The EU’s charge of $50 per ton of carbon dioxide emissions would cost South Korea’s exports $3.2 billion annually.

South Korea's businesses complained that the EU’s carbon border tax would lead to unfair double taxation as the country has already adopted its cap-and-trade system.

The Federation of Korean Industries (FKI), which represents over 400 businesses, had requested the EU to exempt South Korea from its tariff plan, dubbed Carbon Border Adjustment Mechanism.

The FKI, which added that it could grow into a new type of trade protectionism, has yet to receive a response from the EU.

The organization had not sent a similar request to the US, which is still in the early stages of planning.

Last month, the EU put forward plans to levy on importations by economies with laxer climate rules from 2026. US lawmakers followed suit, floating plans of including the tariff as part of a $3.5 trillion budget reconciliation bill.

Cho Gyeong-lyeob, the chief economist at the Korea Economic Research Institute, noted that South Korea's energy-intensive industries, such as steel and cement, are set to suffer if the carbon border tax is levied in a coercive manner.

The Bank of Korea (BOK) pinpointed the country's autos and shipbuilding industry to be hit most by the tariffs, with the steel industry next.

Cho added that the pace of cutting back industrial carbon emissions has to be in line with the development of green technologies, which could reduce emissions costs.

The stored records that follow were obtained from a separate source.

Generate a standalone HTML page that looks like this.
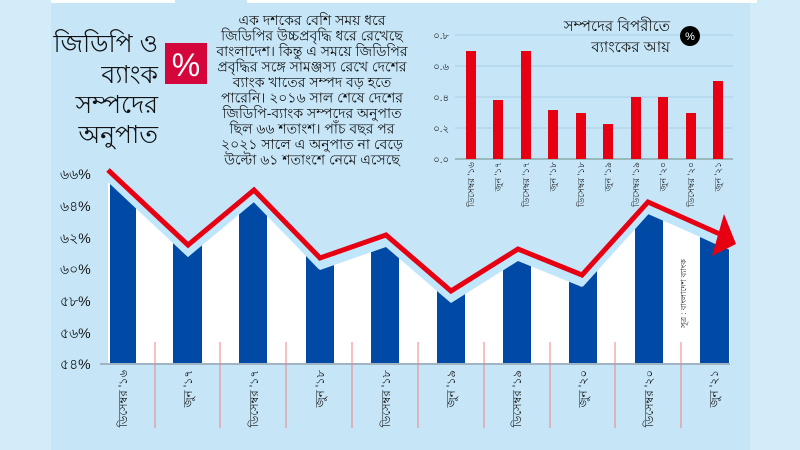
<!DOCTYPE html>
<html><head><meta charset="utf-8"><style>
html,body{margin:0;padding:0;width:800px;height:450px;overflow:hidden;background:#d3ecfa}
svg{display:block}
text{font-family:"Liberation Sans","Noto Sans CJK SC",sans-serif}
</style></head><body>
<svg width="800" height="450" viewBox="0 0 800 450" xmlns="http://www.w3.org/2000/svg">
<rect x="0" y="0" width="800" height="450" fill="#d3ecfa"/>
<rect x="51" y="0" width="699" height="450" fill="#c6e6f8"/>
<rect x="51" y="0" width="124" height="3" fill="#fff"/>
<rect x="247" y="0" width="510" height="3" fill="#fff"/>

<!-- left title -->
<g font-size="25" fill="#111" text-anchor="end">
<text x="158" y="52">জিডিপি ও</text>
<text x="158" y="83">ব্যাংক</text>
<text x="158" y="113">সম্পদের</text>
<text x="158" y="143">অনুপাত</text>
</g>
<rect x="165" y="43" width="42" height="41" fill="#d4063c"/>
<text x="186" y="76" font-size="32" fill="#fff" text-anchor="middle">%</text>

<!-- paragraph -->
<g font-size="14" fill="#111" text-anchor="middle">
<text x="312" y="25">এক দশকের বেশি সময় ধরে</text>
<text x="312" y="40.5">জিডিপির উচ্চপ্রবৃদ্ধি ধরে রেখেছে</text>
<text x="312" y="56">বাংলাদেশ। কিন্তু এ সময়ে জিডিপির</text>
<text x="312" y="71.5">প্রবৃদ্ধির সঙ্গে সামঞ্জস্য রেখে দেশের</text>
<text x="312" y="87">ব্যাংক খাতের সম্পদ বড় হতে</text>
<text x="312" y="102.5">পারেনি। ২০১৬ সাল শেষে দেশের</text>
<text x="312" y="118">জিডিপি-ব্যাংক সম্পদের অনুপাত</text>
<text x="312" y="133.5">ছিল ৬৬ শতাংশ। পাঁচ বছর পর</text>
<text x="312" y="149">২০২১ সালে এ অনুপাত না বেড়ে</text>
<text x="312" y="164.5">উল্টো ৬১ শতাংশে নেমে এসেছে</text>
</g>

<!-- small chart -->
<g stroke="#a9cfe6" stroke-width="1">
<line x1="455" y1="35" x2="733" y2="35"/><line x1="455" y1="66" x2="733" y2="66"/>
<line x1="455" y1="97" x2="733" y2="97"/><line x1="455" y1="128" x2="733" y2="128"/>
</g>
<line x1="455" y1="159" x2="733" y2="159" stroke="#8aa" stroke-width="1.5"/>
<g font-size="10" fill="#222" text-anchor="end">
<text x="449" y="39">০.৮</text><text x="449" y="70">০.৬</text><text x="449" y="101">০.৪</text><text x="449" y="132">০.২</text><text x="449" y="163">০.০</text>
</g>
<g fill="#e60012">
<rect x="466" y="51" width="10" height="108"/><rect x="493" y="100" width="10" height="59"/>
<rect x="521" y="51" width="10" height="108"/><rect x="548" y="110" width="10" height="49"/>
<rect x="576" y="113" width="10" height="46"/><rect x="603" y="124" width="10" height="35"/>
<rect x="631" y="97" width="10" height="62"/><rect x="658" y="97" width="10" height="62"/>
<rect x="686" y="113" width="10" height="46"/><rect x="713" y="81" width="10" height="78"/>
</g>
<g font-size="9" fill="#222" text-anchor="end">
<text transform="translate(474,162) rotate(-90)">ডিসেম্বর '১৬</text>
<text transform="translate(501,162) rotate(-90)">জুন '১৭</text>
<text transform="translate(529,162) rotate(-90)">ডিসেম্বর '১৭</text>
<text transform="translate(556,162) rotate(-90)">জুন '১৮</text>
<text transform="translate(584,162) rotate(-90)">ডিসেম্বর '১৮</text>
<text transform="translate(611,162) rotate(-90)">জুন '১৯</text>
<text transform="translate(639,162) rotate(-90)">ডিসেম্বর '১৯</text>
<text transform="translate(666,162) rotate(-90)">জুন '২০</text>
<text transform="translate(694,162) rotate(-90)">ডিসেম্বর '২০</text>
<text transform="translate(721,162) rotate(-90)">জুন '২১</text>
</g>
<g font-size="15" fill="#111" text-anchor="end">
<text x="670" y="31">সম্পদের বিপরীতে</text>
<text x="670" y="52">ব্যাংকের আয়</text>
</g>
<circle cx="690" cy="36" r="10" fill="#000"/>
<text x="690" y="40" font-size="11" fill="#fff" text-anchor="middle">%</text>

<!-- main chart -->
<defs>
<clipPath id="area"><polygon points="108,182 188,257 254,202 320,270 386,247 451,303 518,261 582,287 648,214 730,250 730,364 108,364"/></clipPath>
</defs>
<polygon points="108,182 188,257 254,202 320,270 386,247 451,303 518,261 582,287 648,214 730,250 730,364 108,364" fill="#fff"/>
<g clip-path="url(#area)" fill="#004aa5">
<rect x="110" y="150" width="26" height="214"/><rect x="173" y="150" width="29" height="214"/>
<rect x="239" y="150" width="28" height="214"/><rect x="306" y="150" width="28" height="214"/>
<rect x="371" y="150" width="28" height="214"/><rect x="437" y="150" width="28" height="214"/>
<rect x="503" y="150" width="28" height="214"/><rect x="569" y="150" width="28" height="214"/>
<rect x="635" y="150" width="28" height="214"/><rect x="700" y="150" width="29" height="214"/>
</g>
<polyline points="108,176 188,251 254,196 320,264 386,241 451,297 518,255 582,281 648,208 726,244" fill="none" stroke="#bfe6fb" stroke-width="9" stroke-linejoin="miter"/>
<line x1="100" y1="364" x2="730" y2="364" stroke="#a0b4c4" stroke-width="2"/>
<polyline points="108,170 188,245 254,190 320,258 386,235 451,291 518,249 582,275 648,202 722,235" fill="none" stroke="#e60012" stroke-width="5" stroke-linejoin="miter"/>
<polygon points="724,214 736,244 712,256" fill="#e60012"/>
<g stroke="#f08080" stroke-width="1">
<line x1="155" y1="342" x2="155" y2="428"/><line x1="220" y1="342" x2="220" y2="428"/>
<line x1="286" y1="342" x2="286" y2="428"/><line x1="352" y1="342" x2="352" y2="428"/>
<line x1="418" y1="342" x2="418" y2="428"/><line x1="484" y1="342" x2="484" y2="428"/>
<line x1="550" y1="342" x2="550" y2="428"/><line x1="615" y1="342" x2="615" y2="428"/>
<line x1="681" y1="342" x2="681" y2="428"/>
</g>
<g font-size="14" fill="#111">
<text x="60" y="179">৬৬%</text><text x="60" y="211">৬৪%</text><text x="60" y="243">৬২%</text>
<text x="60" y="274">৬০%</text><text x="60" y="306">৫৮%</text><text x="60" y="338">৫৬%</text><text x="60" y="369">৫৪%</text>
</g>
<g font-size="11.5" fill="#111" text-anchor="end">
<text transform="translate(127,370) rotate(-90)">ডিসেম্বর '১৬</text>
<text transform="translate(192,370) rotate(-90)">জুন '১৭</text>
<text transform="translate(258,370) rotate(-90)">ডিসেম্বর '১৭</text>
<text transform="translate(324,370) rotate(-90)">জুন '১৮</text>
<text transform="translate(390,370) rotate(-90)">ডিসেম্বর '১৮</text>
<text transform="translate(455,370) rotate(-90)">জুন '১৯</text>
<text transform="translate(521,370) rotate(-90)">ডিসেম্বর '১৯</text>
<text transform="translate(587,370) rotate(-90)">জুন '২০</text>
<text transform="translate(653,370) rotate(-90)">ডিসেম্বর '২০</text>
<text transform="translate(718,370) rotate(-90)">জুন '২১</text>
</g>
<text transform="translate(686,328) rotate(-90)" font-size="8" fill="#222">সূত্র : বাংলাদেশ ব্যাংক</text>
</svg>
</body></html>
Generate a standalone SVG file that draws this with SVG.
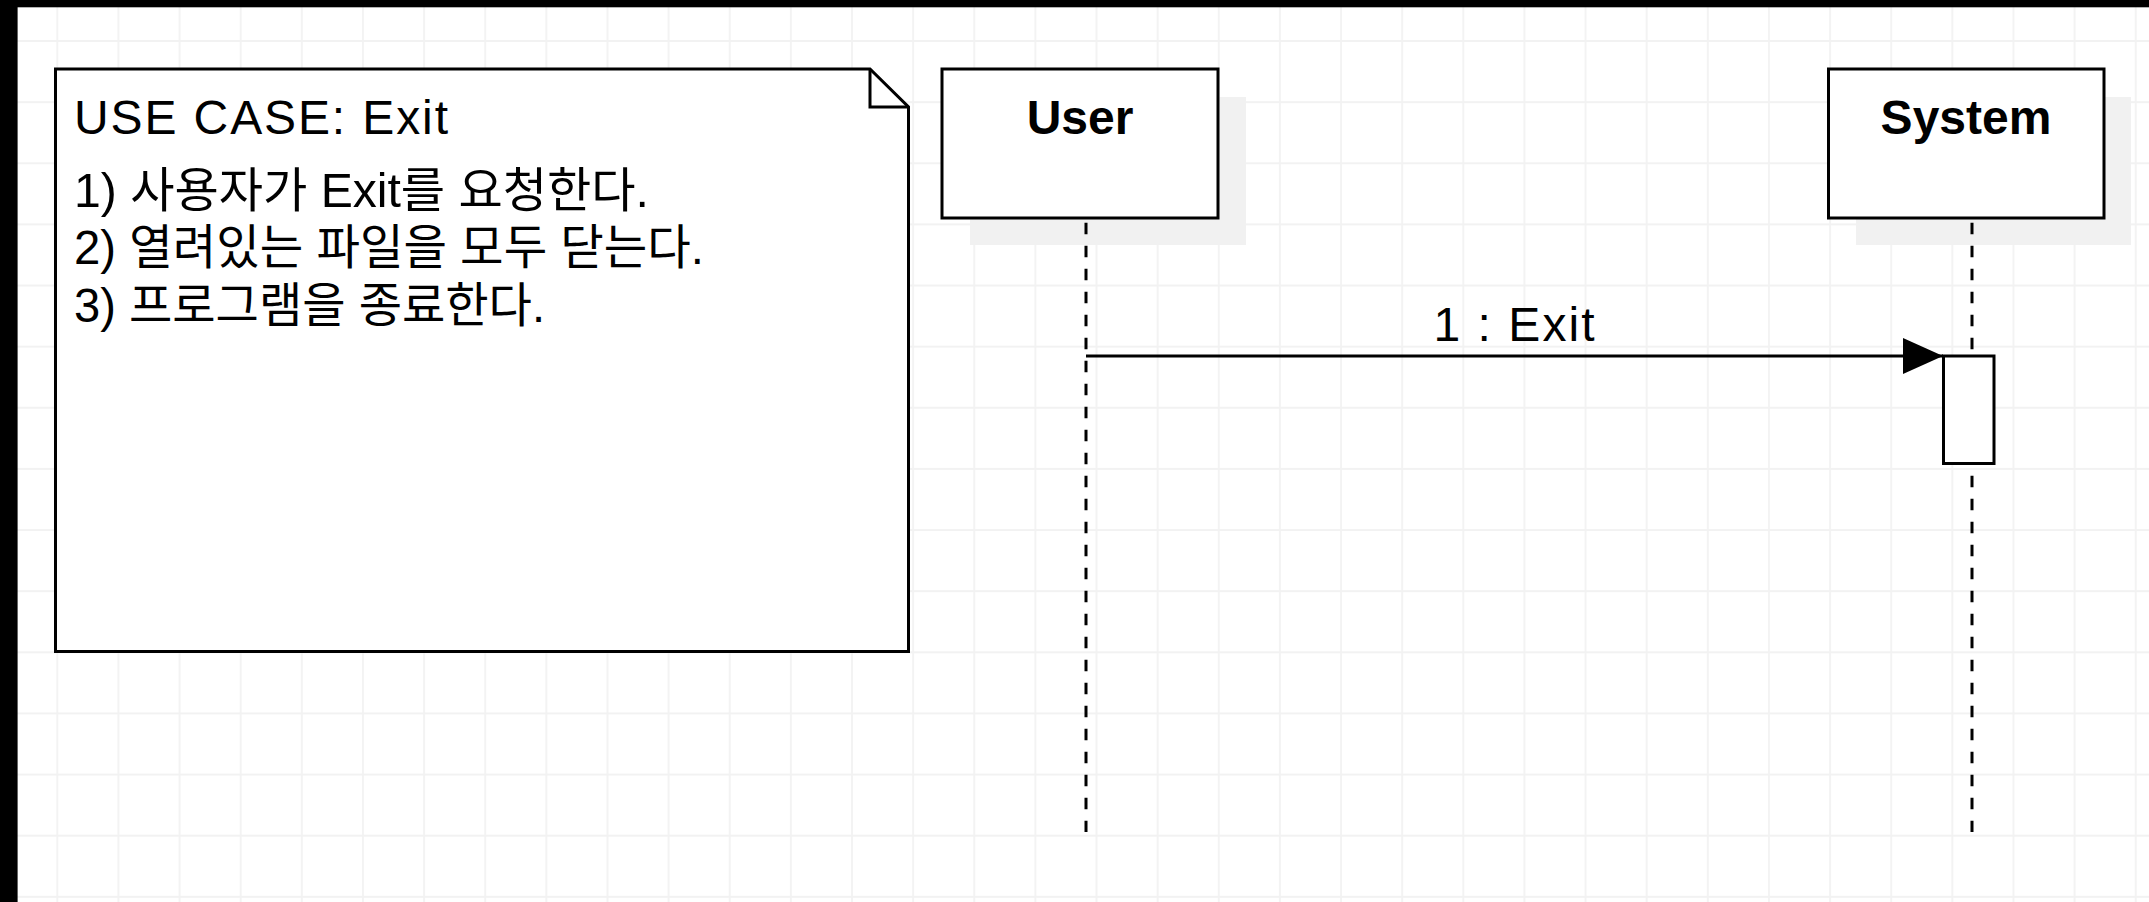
<svg xmlns="http://www.w3.org/2000/svg" width="2149" height="902" viewBox="0 0 2149 902">
<style>
.ln{fill:none;stroke:#000;stroke-width:3}
.box{fill:#fff;stroke:#000;stroke-width:3}
.shadow{fill:#f1f1f1;stroke:none}
.life{fill:none;stroke:#000;stroke-width:3;stroke-dasharray:11.5 11.5}
.t{font-family:"Liberation Sans","Noto Sans CJK KR",sans-serif;font-size:48px;fill:#000}
.b{font-weight:bold;text-anchor:middle}
</style>
<defs>
<pattern id="grid" width="61.13" height="61.13" patternUnits="userSpaceOnUse" x="26.74" y="10.44">
<path d="M30.565 0V61.13M0 30.565H61.13" stroke="#f2f2f2" stroke-width="1.8" fill="none"/>
</pattern>
<marker id="block" viewBox="0 0 40 36" markerWidth="40" markerHeight="36" markerUnits="userSpaceOnUse" refX="40" refY="18" orient="auto">
<path d="M0,0 L40,18 L0,36 Z" fill="#000"/>
</marker>
</defs>
<rect x="0" y="0" width="2149" height="902" fill="#fff"/>
<rect x="0" y="0" width="2149" height="902" fill="url(#grid)"/>
<rect x="0" y="0" width="2149" height="7.3" fill="#000"/>
<rect x="0" y="0" width="17.6" height="902" fill="#000"/>

<g id="note">
<path class="box" d="M55.5,69 L870,69 L908.5,107 L908.5,651.5 L55.5,651.5 Z"/>
<path class="ln" d="M870,69 L870,107 L908.5,107"/>
<text class="t" x="74" y="134.3" textLength="374" lengthAdjust="spacing">USE CASE: Exit</text>
<text class="t" x="74" y="206.5" textLength="575" lengthAdjust="spacingAndGlyphs">1) 사용자가 Exit를 요청한다.</text>
<text class="t" x="74" y="264.2" textLength="630" lengthAdjust="spacingAndGlyphs">2) 열려있는 파일을 모두 닫는다.</text>
<text class="t" x="74" y="321.7" textLength="471" lengthAdjust="spacingAndGlyphs">3) 프로그램을 종료한다.</text>
</g>

<g id="user">
<rect class="shadow" x="970" y="97" width="276" height="148"/>
<rect class="box" x="942" y="69" width="276" height="149"/>
<text class="t b" x="1080" y="134">User</text>
<path class="life" d="M1086,222.7 V832"/>
</g>

<g id="system">
<rect class="shadow" x="1856" y="97" width="275" height="148"/>
<rect class="box" x="1828.5" y="69" width="275.5" height="149"/>
<text class="t b" x="1966" y="134">System</text>
<path class="life" d="M1972,222.7 V832"/>
<rect id="activation" class="box" x="1943.5" y="356" width="50.5" height="107.5"/>
</g>

<g id="connectors">
<path class="ln" d="M1086,356 H1943" marker-end="url(#block)"/>
<text class="t" x="1514" y="341" text-anchor="middle" textLength="161" lengthAdjust="spacing">1 : Exit</text>
</g>
</svg>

If both the EU and the US levy carbon border taxes, South Korea’s outbound shipments would shed 1.1 percent, or $7.1 billion, every year, according to the BOK.

The EU’s charge of $50 per ton of carbon dioxide emissions would cost South Korea’s exports $3.2 billion annually. If the US adopts the same $50 rule, the tariff would cost an additional $3.9 billion every year.

The tax could also eliminate South Korea's cost advantage in manufacturing and affect its trade ties with China, which is expected to be heavily hit by the tax rules as the world’s largest greenhouse gas emitter.

The BOK noted that if the US and EU take into account the cap-and-trade system, which currently levies $15 for every ton of emissions, the tax would be cut by $35 per ton. That means South Korea’s annual exports would only shed 0.7 percent.